* What to do:
Show each line that has the string "matplotlib" in it.
— Start —
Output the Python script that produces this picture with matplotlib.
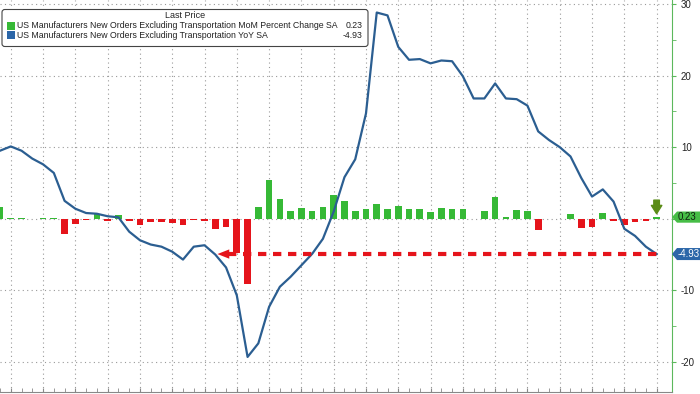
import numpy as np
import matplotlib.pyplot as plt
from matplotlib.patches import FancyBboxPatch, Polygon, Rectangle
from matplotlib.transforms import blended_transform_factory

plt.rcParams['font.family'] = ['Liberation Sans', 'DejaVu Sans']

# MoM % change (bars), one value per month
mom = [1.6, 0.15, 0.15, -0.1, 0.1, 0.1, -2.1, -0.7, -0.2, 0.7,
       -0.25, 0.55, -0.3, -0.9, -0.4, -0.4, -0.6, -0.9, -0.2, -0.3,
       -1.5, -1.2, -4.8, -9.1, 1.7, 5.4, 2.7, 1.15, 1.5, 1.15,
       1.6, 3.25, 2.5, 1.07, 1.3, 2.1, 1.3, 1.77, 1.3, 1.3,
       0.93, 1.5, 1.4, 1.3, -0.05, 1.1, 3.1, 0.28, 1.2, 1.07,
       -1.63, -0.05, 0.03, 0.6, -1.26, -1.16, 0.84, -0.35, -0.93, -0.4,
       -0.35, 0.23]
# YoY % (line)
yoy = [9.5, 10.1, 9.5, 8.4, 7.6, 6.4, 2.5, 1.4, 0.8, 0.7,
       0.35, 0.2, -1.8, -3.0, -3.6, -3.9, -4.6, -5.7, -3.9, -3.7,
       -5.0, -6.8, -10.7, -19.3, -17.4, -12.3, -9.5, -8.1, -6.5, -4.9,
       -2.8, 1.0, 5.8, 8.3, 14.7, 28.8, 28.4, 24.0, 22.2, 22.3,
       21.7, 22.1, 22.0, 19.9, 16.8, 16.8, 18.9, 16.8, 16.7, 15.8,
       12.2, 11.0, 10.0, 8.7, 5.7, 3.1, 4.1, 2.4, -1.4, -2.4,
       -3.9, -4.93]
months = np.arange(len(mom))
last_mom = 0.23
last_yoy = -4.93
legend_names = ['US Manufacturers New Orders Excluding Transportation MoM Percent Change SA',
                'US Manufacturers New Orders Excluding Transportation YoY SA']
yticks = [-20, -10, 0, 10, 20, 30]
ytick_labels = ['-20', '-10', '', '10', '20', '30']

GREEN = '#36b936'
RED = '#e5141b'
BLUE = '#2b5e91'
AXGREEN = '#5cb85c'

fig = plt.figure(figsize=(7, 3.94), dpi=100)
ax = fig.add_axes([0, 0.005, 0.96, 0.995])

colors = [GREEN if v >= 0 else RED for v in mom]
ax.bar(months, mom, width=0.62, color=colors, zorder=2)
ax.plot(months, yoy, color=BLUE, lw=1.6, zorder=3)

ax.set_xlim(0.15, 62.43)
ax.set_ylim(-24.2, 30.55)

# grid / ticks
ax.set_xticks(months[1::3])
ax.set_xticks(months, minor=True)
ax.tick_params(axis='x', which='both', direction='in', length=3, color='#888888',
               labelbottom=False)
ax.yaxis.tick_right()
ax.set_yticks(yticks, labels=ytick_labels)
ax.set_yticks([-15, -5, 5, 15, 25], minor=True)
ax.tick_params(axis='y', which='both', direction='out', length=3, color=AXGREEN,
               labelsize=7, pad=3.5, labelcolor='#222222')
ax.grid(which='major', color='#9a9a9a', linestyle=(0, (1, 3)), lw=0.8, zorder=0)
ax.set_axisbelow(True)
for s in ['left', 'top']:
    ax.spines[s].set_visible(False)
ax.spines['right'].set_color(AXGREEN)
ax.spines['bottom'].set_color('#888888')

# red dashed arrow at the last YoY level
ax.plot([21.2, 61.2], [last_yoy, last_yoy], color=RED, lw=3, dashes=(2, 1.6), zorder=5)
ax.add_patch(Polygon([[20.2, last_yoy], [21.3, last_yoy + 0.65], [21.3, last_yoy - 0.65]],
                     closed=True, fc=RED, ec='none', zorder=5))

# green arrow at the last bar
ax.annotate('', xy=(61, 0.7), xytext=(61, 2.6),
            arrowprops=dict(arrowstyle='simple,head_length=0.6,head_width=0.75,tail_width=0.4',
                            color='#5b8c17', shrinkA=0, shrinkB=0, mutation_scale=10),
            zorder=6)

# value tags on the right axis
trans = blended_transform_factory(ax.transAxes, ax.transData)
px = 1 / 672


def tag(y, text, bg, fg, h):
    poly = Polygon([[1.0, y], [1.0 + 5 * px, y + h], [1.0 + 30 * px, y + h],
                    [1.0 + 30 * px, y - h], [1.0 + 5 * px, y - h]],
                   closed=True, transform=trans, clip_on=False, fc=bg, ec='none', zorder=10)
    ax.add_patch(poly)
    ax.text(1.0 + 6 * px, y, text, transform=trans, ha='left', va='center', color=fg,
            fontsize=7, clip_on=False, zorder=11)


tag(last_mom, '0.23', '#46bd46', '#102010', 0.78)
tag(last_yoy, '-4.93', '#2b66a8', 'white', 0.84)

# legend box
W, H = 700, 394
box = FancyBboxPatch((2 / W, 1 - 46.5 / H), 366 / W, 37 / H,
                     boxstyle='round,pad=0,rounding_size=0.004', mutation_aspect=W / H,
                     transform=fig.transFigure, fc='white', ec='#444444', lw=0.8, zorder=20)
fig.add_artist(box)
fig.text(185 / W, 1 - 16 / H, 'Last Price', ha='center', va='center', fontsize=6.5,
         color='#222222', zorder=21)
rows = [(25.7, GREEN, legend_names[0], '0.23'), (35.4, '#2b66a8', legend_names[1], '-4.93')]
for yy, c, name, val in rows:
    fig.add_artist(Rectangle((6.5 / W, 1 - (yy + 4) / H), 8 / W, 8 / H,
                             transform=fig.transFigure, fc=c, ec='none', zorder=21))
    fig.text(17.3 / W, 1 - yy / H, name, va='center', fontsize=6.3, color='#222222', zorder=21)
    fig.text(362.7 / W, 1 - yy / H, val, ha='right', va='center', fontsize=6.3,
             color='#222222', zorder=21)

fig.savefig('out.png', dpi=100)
— End —
* The completed task:
Output the Python script that produces this picture with matplotlib.
import matplotlib.pyplot as plt
from matplotlib.patches import FancyBboxPatch, Polygon, Rectangle
from matplotlib.transforms import blended_transform_factory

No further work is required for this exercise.